What of Those Who Never Had the Chance? (Discussion)

Millions have died without ever hearing of the Son of God or his saving gospel. Would a just God deny them eternal life if, through no fault of their own, they happened to be born in a day and time when the gospel and its blessings were not on earth? Or if the gospel were here but they never heard it? Point out that one of the prime purposes of the temple is to make the gospel ordinances available to the dead as well as to the living. Consider the following statements.

“Ordinances instituted in the heavens before the foundation of the world, in the priesthood, for the salvation of men, are not to be altered or changed. All must be saved on the same principles.” (History of the Church, 5:423.)

“It takes just as much to save a dead man as a living man” (Wilford Woodruff, in Journal of Discourses, 19:228).

“Every man who wishes to save his father, mother, brothers, sisters and friends, must go through all the ordinances for each one of them separately, the same as for himself, from baptism to ordination, washings and anointings, and receive all the keys and powers of the priesthood, the same as for himself.” (History of the Church, 6:319.)
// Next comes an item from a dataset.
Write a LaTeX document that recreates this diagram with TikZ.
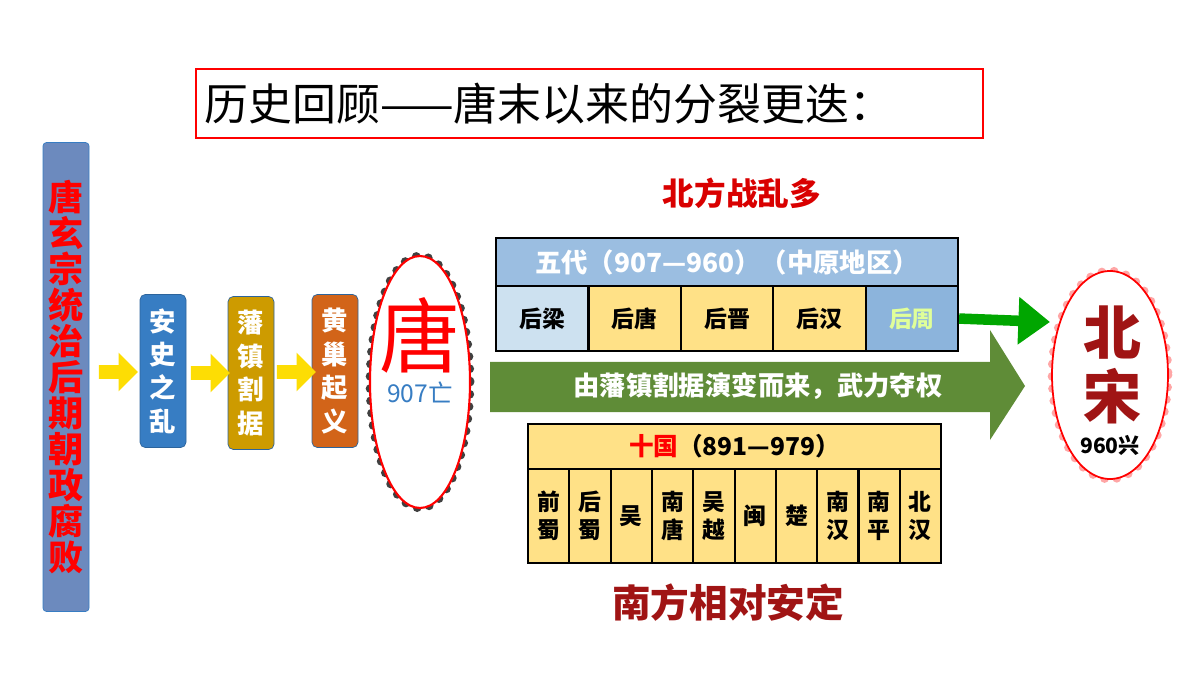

Members of the Church, having had their own endowments, have the privilege, and indeed are commanded, to undergo the saving ordinances as proxies in behalf of those who are dead. The dead hear the gospel in the spirit world and if they accept it, are candidated for eternal life the same as those who hear and obey the gospel while alive.

“All nations and races have a just claim upon God’s mercies. Since there is only one plan of salvation, surely there must be some provision made whereby the ‛uncounted dead’ may hear of it and have the privilege of either accepting or rejecting it. Such a plan is given in the principle of salvation for the dead …

“All ordinances performed by the priesthood of the Most High are as eternal as love, as comprehensive and enduring as life, and through obedience to them, all mankind, living and dead, may enter into and abide eternally in the kingdom of God.” (David O. McKay, Gospel Ideals, pp. 17–18.)